Rebellion und Solidarität
Doch nicht nur in traditionellen Kleingartenanlagen wird in Berlin gegärtnert. Natürlich ist in der rebellischen Stadt auch das eigentlich verbotene Guerilla Gardening beliebt. Die Guerilleros verschönern ein Stückchen öffentlichen Grund mit Pflanzen. Es gibt sogar Workshops, bei denen man lernen kann, wie man „Saatbomben“ baut: Man verklebt Katzenstreu und Blumensamen zu einem Klumpen, den man dann heimlich in den Erde steckt. Mit ein bisschen gutem Willen fühlt sich das nach Revolution an.

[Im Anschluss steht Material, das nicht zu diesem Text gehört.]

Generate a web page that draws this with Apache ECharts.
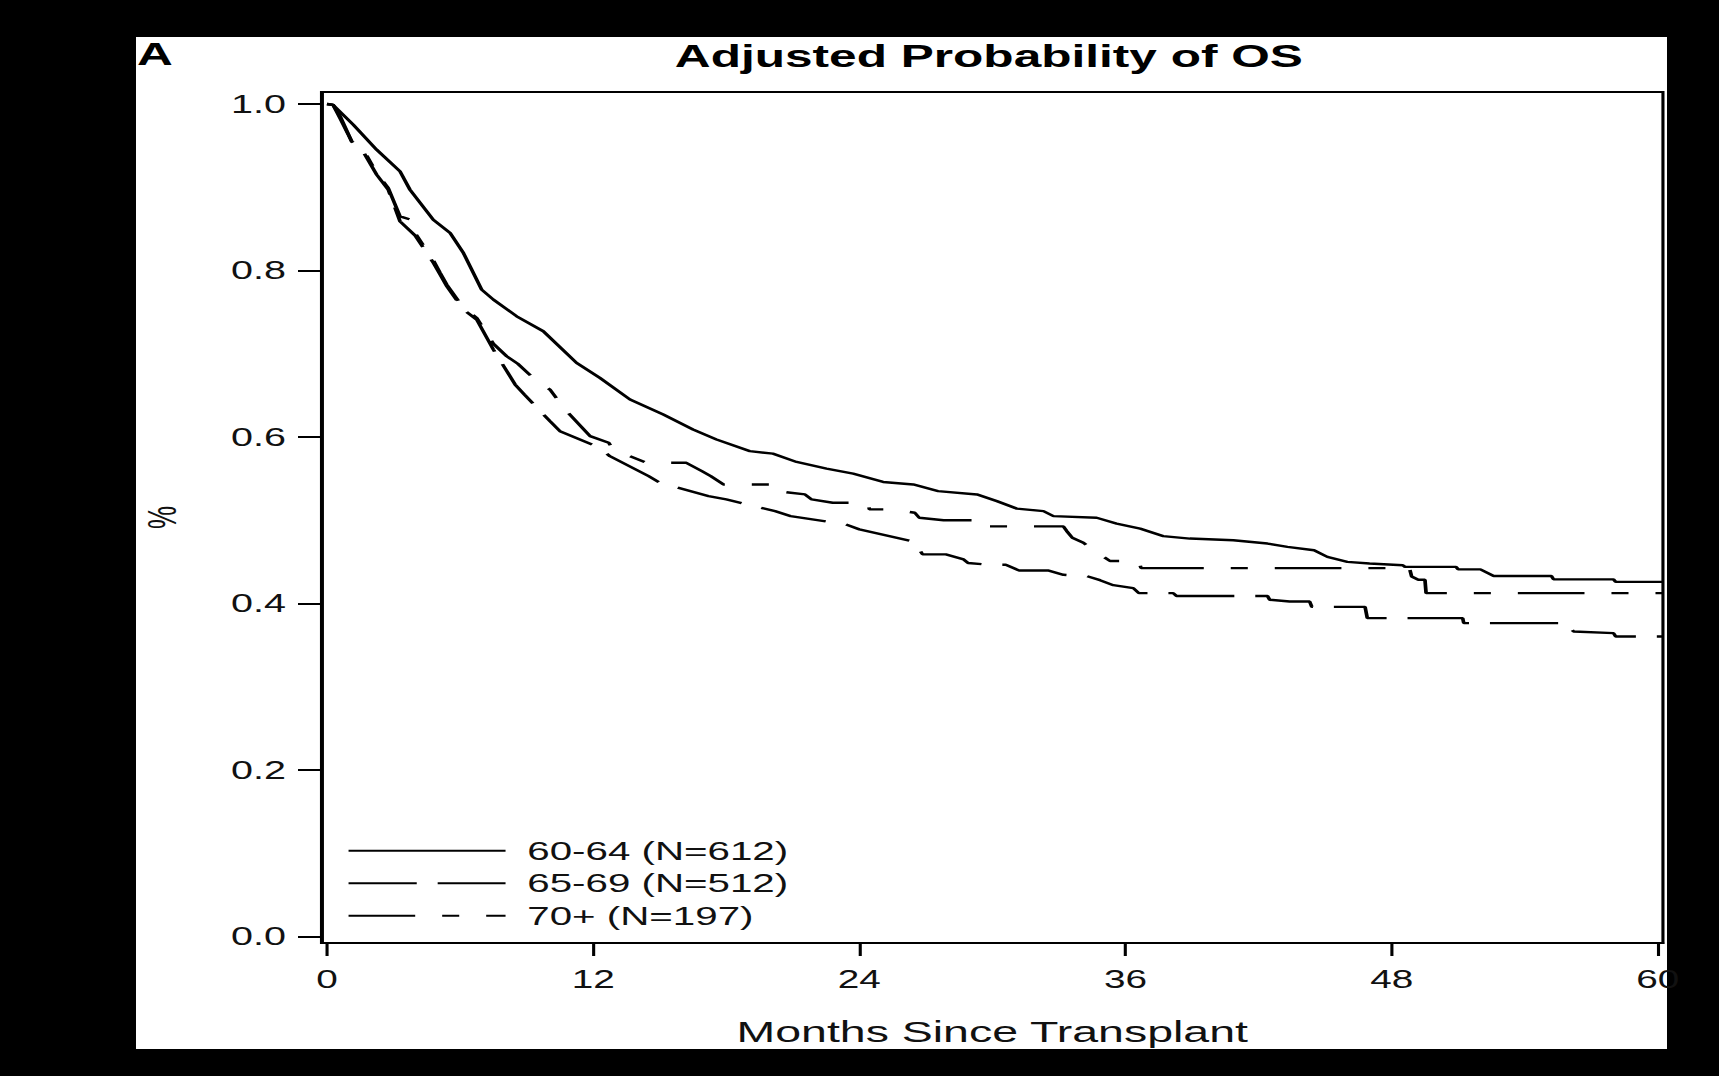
<!DOCTYPE html>
<html>
<head>
<meta charset="utf-8">
<script src="https://cdn.jsdelivr.net/npm/echarts@6/dist/echarts.min.js"></script>
<style>
  html, body { margin: 0; padding: 0; background: #000; overflow: hidden; width: 1719px; height: 1076px; }
  #c { position: absolute; left: 0; top: 0; height: 1076px; transform-origin: 0 0; }
</style>
</head>
<body>
<div id="c"></div>
<script>
// ---------------- data ----------------
const chartTitle = 'Adjusted Probability of OS';
const panelLabel = 'A';
const xAxisName = 'Months Since Transplant';
const yAxisName = '%';
const seriesNames = ['60-64 (N=612)', '65-69 (N=512)', '70+ (N=197)'];
const xTicks = [0, 12, 24, 36, 48, 60];
const yTicks = [0, 0.2, 0.4, 0.6, 0.8, 1.0];

// [months, adjusted survival probability]
const os6064 = [
  [0.0,1.000],[0.27,0.999],[1.19,0.975],[2.24,0.945],[3.29,0.919],[3.74,0.897],[4.79,0.861],
  [5.55,0.845],[6.15,0.821],[6.97,0.777],[7.5,0.765],[8.55,0.745],[9.75,0.727],[11.25,0.689],
  [12.3,0.671],[13.66,0.645],[15.16,0.627],[16.5,0.609],[17.56,0.597],[19.06,0.583],[20.1,0.580],
  [21.17,0.570],[22.52,0.562],[23.72,0.556],[25.07,0.546],[26.43,0.543],[27.55,0.535],[29.3,0.531],
  [30.2,0.523],[31.1,0.514],[32.3,0.511],[32.75,0.505],[34.7,0.503],[35.6,0.496],[36.66,0.490],
  [37.7,0.481],[38.9,0.478],[40.86,0.476],[42.4,0.472],[43.3,0.468],[44.5,0.464],[45.1,0.456],
  [46.0,0.450],[47.0,0.448],[48.5,0.446],[48.6,0.444],[50.9,0.444],[51.0,0.441],[52.0,0.441],
  [52.6,0.433],[55.2,0.433],[55.3,0.429],[58.0,0.429],[58.1,0.426],[60.23,0.426]
];
const os6569 = [
  [0.0,1.000],[0.27,0.999],[0.6,0.982],[1.11,0.955],[1.56,0.946],[2.24,0.915],[2.76,0.897],
  [3.29,0.859],[3.97,0.842],[4.8,0.809],[5.1,0.795],[5.4,0.781],[6.15,0.753],[6.75,0.741],
  [7.5,0.705],[8.48,0.663],[8.9,0.651],[10.05,0.619],[10.5,0.607],[12.3,0.587],[12.75,0.577],
  [14.5,0.553],[15.0,0.545],[17.2,0.529],[18.0,0.525],[20.2,0.511],[20.9,0.505],[23.4,0.495],
  [24.0,0.489],[26.35,0.475],[26.7,0.465],[26.85,0.459],[27.9,0.459],[28.7,0.453],[28.9,0.4487],
  [29.8,0.4465],[30.6,0.4465],[31.2,0.4397],[32.5,0.4397],[33.2,0.4345],[34.25,0.433],[34.85,0.428],
  [35.45,0.422],[36.35,0.4185],[36.6,0.4125],[38.15,0.4125],[38.3,0.409],[42.4,0.409],[42.5,0.4045],
  [43.4,0.4024],[44.3,0.4024],[44.4,0.396],[46.8,0.396],[46.9,0.3824],[51.2,0.3824],[51.25,0.3764],
  [55.9,0.3764],[56.0,0.3724],[56.2,0.3664],[58.0,0.3644],[58.1,0.3604],[60.23,0.3604]
];
const os70 = [
  [0.0,1.000],[0.27,0.999],[0.6,0.985],[1.11,0.955],[1.56,0.949],[2.24,0.917],[2.76,0.899],
  [3.29,0.865],[3.9,0.860],[3.97,0.845],[4.8,0.812],[5.1,0.797],[5.4,0.783],[6.15,0.755],
  [6.75,0.743],[7.5,0.712],[8.1,0.697],[8.6,0.688],[9.45,0.667],[10.05,0.657],[10.73,0.633],
  [11.86,0.601],[12.7,0.593],[12.9,0.585],[13.66,0.577],[14.4,0.569],[16.2,0.569],[16.9,0.559],
  [17.3,0.553],[17.87,0.543],[20.2,0.543],[20.25,0.535],[21.55,0.531],[21.85,0.525],[22.8,0.521],
  [24.4,0.521],[24.45,0.513],[25.5,0.513],[26.5,0.509],[26.7,0.503],[27.8,0.500],[29.6,0.500],
  [29.65,0.4926],[33.2,0.4926],[33.35,0.487],[33.6,0.479],[34.1,0.473],[34.5,0.465],[34.85,0.459],
  [35.3,0.451],[36.6,0.451],[36.7,0.4425],[48.8,0.4425],[48.9,0.4325],[49.2,0.4285],[49.5,0.4285],
  [49.55,0.4125],[60.23,0.4125]
];

// ---------------- layout ----------------
// The reference image is horizontally stretched; the chart is drawn narrower and stretched back.
const SX = 1.55;
const W = 1719 / SX;
const fx = v => v / SX;           // reference-pixel x -> chart x
const FONT = '"Liberation Sans", Arial, Helvetica, sans-serif';

const el = document.getElementById('c');
el.style.width = W + 'px';
el.style.transform = 'scaleX(' + SX + ')';

const mctx = document.createElement('canvas').getContext('2d');
mctx.font = 'bold 32px "Liberation Sans"';
const titleW = mctx.measureText(chartTitle).width;

const chart = echarts.init(el, null, { renderer: 'svg' });

const lineBase = { color: '#000', width: 2.4 };

chart.setOption({
  backgroundColor: '#000',
  animation: false,
  color: ['#000', '#000', '#000'],
  textStyle: { fontFamily: FONT },
  title: {
    text: chartTitle,
    left: fx(989) - titleW / 2,
    top: 40,
    padding: 0,
    textStyle: { fontSize: 32, fontWeight: 'bold', color: '#000', fontFamily: FONT }
  },
  graphic: [
    { type: 'rect', z: -100, silent: true,
      shape: { x: fx(136), y: 37, width: fx(1667 - 136), height: 1049 - 37 },
      style: { fill: '#fff' } },
    { type: 'text', z: 10, silent: true, x: fx(137), y: 54,
      style: { text: panelLabel, font: 'bold 32px ' + FONT, fill: '#000',
               textAlign: 'left', textVerticalAlign: 'middle' } }
  ],
  legend: {
    orient: 'vertical',
    left: fx(347),
    top: 837.7,
    padding: 0,
    itemGap: 6.5,
    itemWidth: fx(504 - 347),
    itemHeight: 14,
    selectedMode: false,
    data: seriesNames,
    itemStyle: { opacity: 0, borderWidth: 0 },
    lineStyle: { opacity: 1 },
    textStyle: { fontSize: 26, color: '#111', fontFamily: FONT, padding: [0, 0, 0, 9] }
  },
  grid: {
    left: fx(321.5),
    right: W - fx(1663),
    top: 92,
    bottom: 1076 - 943,
    show: true,
    borderColor: '#000',
    borderWidth: 2,
    backgroundColor: 'transparent',
    containLabel: false
  },
  xAxis: {
    type: 'value',
    min: -0.25,
    max: 60.23,
    name: xAxisName,
    nameLocation: 'middle',
    nameGap: 73.6,
    nameTextStyle: { fontSize: 30, color: '#111', fontFamily: FONT },
    axisLine: { show: true, onZero: false, lineStyle: { color: '#000', width: 2 } },
    axisTick: { show: true, customValues: xTicks, length: 13, lineStyle: { color: '#000', width: 2 } },
    axisLabel: { show: true, customValues: xTicks, margin: 23.5, fontSize: 25, color: '#111', fontFamily: FONT },
    splitLine: { show: false }
  },
  yAxis: {
    type: 'value',
    min: -0.0078,
    max: 1.0144,
    name: yAxisName,
    nameLocation: 'middle',
    nameGap: 90,
    nameTextStyle: { fontSize: 26, color: '#111', fontFamily: FONT },
    axisLine: { show: true, onZero: false, lineStyle: { color: '#000', width: 2 } },
    axisTick: { show: true, customValues: yTicks, length: fx(23.5), lineStyle: { color: '#000', width: 2 } },
    axisLabel: { show: true, customValues: yTicks, margin: fx(35.5), fontSize: 25.5, color: '#111',
                 fontFamily: FONT, formatter: v => Number(v).toFixed(1) },
    splitLine: { show: false }
  },
  series: [
    { name: seriesNames[0], type: 'line', data: os6064, symbol: 'none', showSymbol: false,
      itemStyle: { color: '#000' },
      lineStyle: Object.assign({}, lineBase, { type: 'solid' }) },
    { name: seriesNames[1], type: 'line', data: os6569, symbol: 'none', showSymbol: false,
      itemStyle: { color: '#000' },
      lineStyle: Object.assign({}, lineBase, { type: [44, 13.5] }) },
    { name: seriesNames[2], type: 'line', data: os70, symbol: 'none', showSymbol: false,
      itemStyle: { color: '#000' },
      lineStyle: Object.assign({}, lineBase, { type: [43, 17.4, 11, 17.4] }) }
  ]
});
</script>
</body>
</html>
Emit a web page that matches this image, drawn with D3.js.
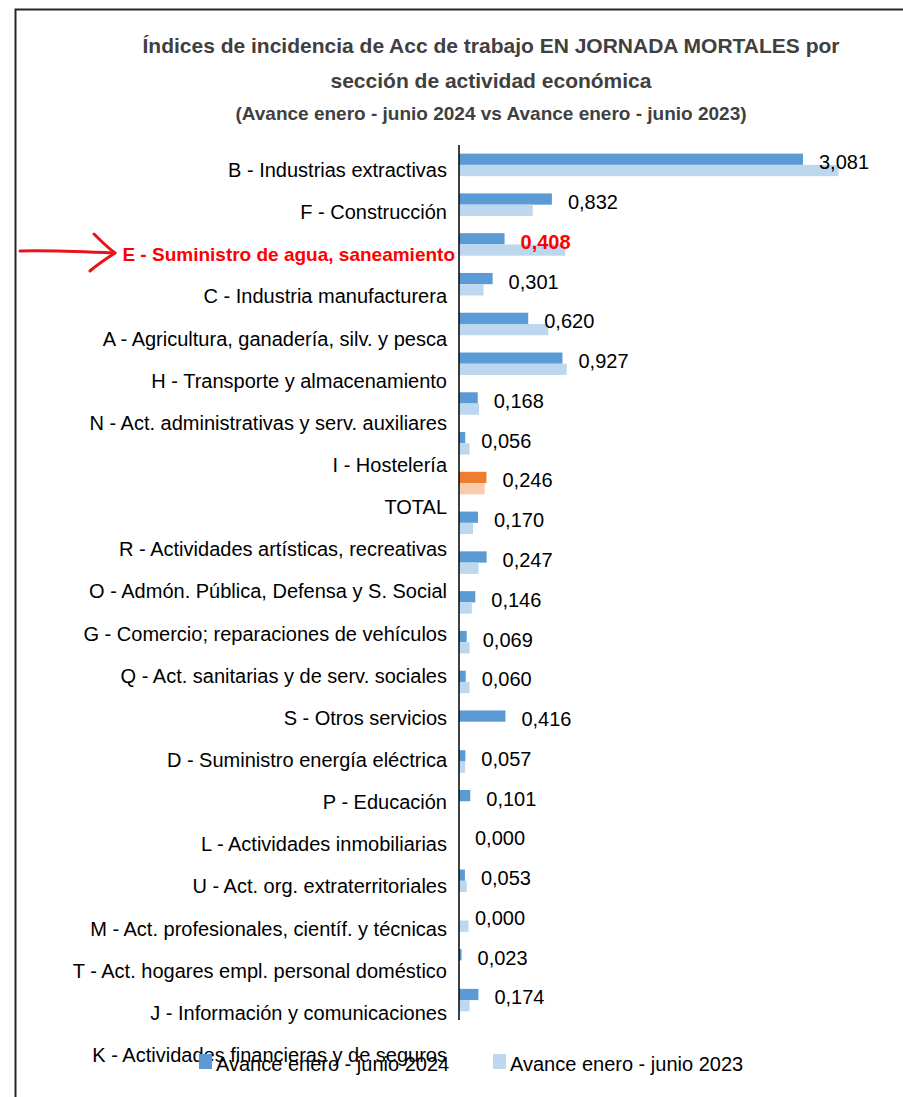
<html>
<head>
<meta charset="utf-8">
<style>
  body { margin: 0; background: #fff; }
  text { font-family: "Liberation Sans", Arial, sans-serif; }
</style>
</head>
<body>
<script src="https://cdn.jsdelivr.net/npm/d3@7"></script>
<script>

// data (2024 values are the printed labels, 2023)
var categories = ["B - Industrias extractivas", "F - Construcción", "E - Suministro de agua, saneamiento",
  "C - Industria manufacturera", "A - Agricultura, ganadería, silv. y pesca", "H - Transporte y almacenamiento",
  "N - Act. administrativas y serv. auxiliares", "I - Hostelería", "TOTAL",
  "R - Actividades artísticas, recreativas", "O - Admón. Pública, Defensa y S. Social",
  "G - Comercio; reparaciones de vehículos", "Q - Act. sanitarias y de serv. sociales", "S - Otros servicios",
  "D - Suministro energía eléctrica", "P - Educación", "L - Actividades inmobiliarias",
  "U - Act. org. extraterritoriales", "M - Act. profesionales, científ. y técnicas",
  "T - Act. hogares empl. personal doméstico", "J - Información y comunicaciones",
  "K - Actividades financieras y de seguros"];

var v2024 = [3.081, 0.832, 0.408, 0.301, 0.620, 0.927, 0.168, 0.056, 0.246, 0.170, 0.247,
  0.146, 0.069, 0.060, 0.416, 0.057, 0.101, 0.000, 0.053, 0.000, 0.023, 0.174];
var v2023 = [3.40, 0.66, 0.95, 0.22, 0.80, 0.965, 0.18, 0.095, 0.23, 0.125, 0.175,
  0.115, 0.095, 0.095, 0, 0.055, 0, 0, 0.07, 0.085, 0, 0.095];

var keys = ["Avance enero - junio 2024", "Avance enero - junio 2023"];
var highlight = "E - Suministro de agua, saneamiento";
var total = "TOTAL";

var titleLines = ["Índices de incidencia de Acc de trabajo EN JORNADA MORTALES por",
  "sección de actividad económica"];
var subtitle = "(Avance enero - junio 2024 vs Avance enero - junio 2023)";

var W = 903, H = 1097;
var axisX = 459;

var svg = d3.select("body").append("svg")
    .attr("width", W)
    .attr("height", H);

// chart frame (runs off the right and bottom edge)
svg.append("rect")
    .attr("x", 15.5).attr("y", 9.5)
    .attr("width", W + 20).attr("height", H + 20)
    .attr("fill", "none")
    .attr("stroke", "#262626")
    .attr("stroke-width", 2);

// titles
svg.append("g").selectAll("text")
    .data(titleLines)
  .enter().append("text")
    .attr("x", 491)
    .attr("y", function(d, i) { return 53 + i * 35; })
    .attr("text-anchor", "middle")
    .attr("font-size", 21)
    .attr("font-weight", "bold")
    .attr("fill", "#404040")
    .text(function(d) { return d; });

svg.append("text")
    .attr("x", 491).attr("y", 120)
    .attr("text-anchor", "middle")
    .attr("font-size", 19)
    .attr("font-weight", "bold")
    .attr("fill", "#404040")
    .text(subtitle);

var x = d3.scaleLinear()
    .domain([0, 3.5])
    .range([axisX, axisX + 3.5 * 111.65]);

// bars
var y = d3.scaleBand()
    .domain(categories)
    .range([145, 1020])
    .paddingInner(0.434)
    .paddingOuter(0.217);

var ySub = d3.scaleBand()
    .domain(keys)
    .range([0, y.bandwidth()]);

// category labels sit on their own (slightly wider) spacing, as in the picture
var yLab = d3.scalePoint()
    .domain(categories)
    .range([170, 1055]);

var rows = categories.map(function(c, i) {
  return { cat: c, vals: [v2024[i], v2023[i]] };
});

function barColor(cat, k) {
  if (cat === total) return k === 0 ? "#ED7D31" : "#F8CBAD";
  return k === 0 ? "#5B9BD5" : "#BDD7EE";
}

var g = svg.append("g");

var row = g.selectAll("g.row")
    .data(rows)
  .enter().append("g")
    .attr("class", "row")
    .attr("transform", function(d) { return "translate(0," + y(d.cat) + ")"; });

row.selectAll("rect")
    .data(function(d) { return d.vals.map(function(v, k) { return { cat: d.cat, key: keys[k], k: k, v: v }; }); })
  .enter().append("rect")
    .attr("x", x(0))
    .attr("y", function(d) { return ySub(d.key); })
    .attr("width", function(d) { return x(d.v) - x(0); })
    .attr("height", ySub.bandwidth())
    .attr("fill", function(d) { return barColor(d.cat, d.k); });

// value labels (2024)
var fmt = function(v) { return d3.format(".3f")(v).replace(".", ","); };

row.append("text")
    .attr("x", function(d) { return x(d.vals[0]) + 16; })
    .attr("y", ySub(keys[0]) + ySub.bandwidth() / 2 + 3)
    .attr("dy", "0.35em")
    .attr("font-size", 20)
    .attr("fill", function(d) { return d.cat === highlight ? "#FF0000" : "#000"; })
    .attr("font-weight", function(d) { return d.cat === highlight ? "bold" : null; })
    .text(function(d) { return fmt(d.vals[0]); });

// axis line
g.append("line")
    .attr("x1", axisX).attr("x2", axisX)
    .attr("y1", 145).attr("y2", 1020)
    .attr("stroke", "#000")
    .attr("stroke-width", 1.5);

// category labels
g.append("g").selectAll("text")
    .data(categories)
  .enter().append("text")
    .attr("x", function(d) { return d === highlight ? axisX - 4 : axisX - 12; })
    .attr("y", function(d) { return yLab(d); })
    .attr("dy", "0.35em")
    .attr("text-anchor", "end")
    .attr("font-size", function(d) { return d === highlight ? 19 : 20; })
    .attr("font-weight", function(d) { return d === highlight ? "bold" : null; })
    .attr("fill", function(d) { return d === highlight ? "#FF0000" : "#000"; })
    .text(function(d) { return d; });

// hand drawn red arrow pointing at the highlighted row
var arrow = svg.append("g")
    .attr("fill", "none")
    .attr("stroke", "#E8141B")
    .attr("stroke-width", 3)
    .attr("stroke-linecap", "round")
    .attr("stroke-linejoin", "round");
arrow.append("path").attr("d", "M20,251 C50,250 90,252 115,253");
arrow.append("path").attr("d", "M94,234 C102,242 108,248 115,253 C106,259 98,264 90,271");

// legend
var legend = svg.append("g").selectAll("g")
    .data(keys)
  .enter().append("g")
    .attr("transform", function(d, i) { return "translate(" + (199 + i * 294) + ",1054)"; });

legend.append("rect")
    .attr("width", 13)
    .attr("height", 15)
    .attr("fill", function(d, i) { return i === 0 ? "#5B9BD5" : "#BDD7EE"; });

legend.append("text")
    .attr("x", 17)
    .attr("y", 10)
    .attr("dy", "0.35em")
    .attr("font-size", 20)
    .attr("fill", "#000")
    .text(function(d) { return d; });

</script>
</body>
</html>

Eine wirkliche Bereicherung für die Stadt sind Gemeinschaftsgärten. Die Idee: Natur für alle! Wer mag, kann für wenig Geld ein Beet pachten und pflegen. Wer dafür nicht genug Zeit hat, kann auch nur bei Aufräumaktionen mitmachen oder einen der Gartenvereine besuchen. Das „Himmelbeet“ am S-Bahnhof Humboldthain bietet freitags auch ein Sprachcafé an – denn in Gemeinschaftsgärten geht es um viel mehr als nur um Pflanzen. Hier kommen Nachbar*innen zusammen, lernen voneinander und engagieren sich für einen schöneren Kiez. Schön und gut, denkt ihr vielleicht, aber eigentlich wollen wir nur einen Aperol Spritz im Grünen trinken. Verstehe ich, mehr will ich im Sommer auch nicht. Ein Glück, dass in Gemeinschaftsgärten auch faule Besucher*innen willkommen sind!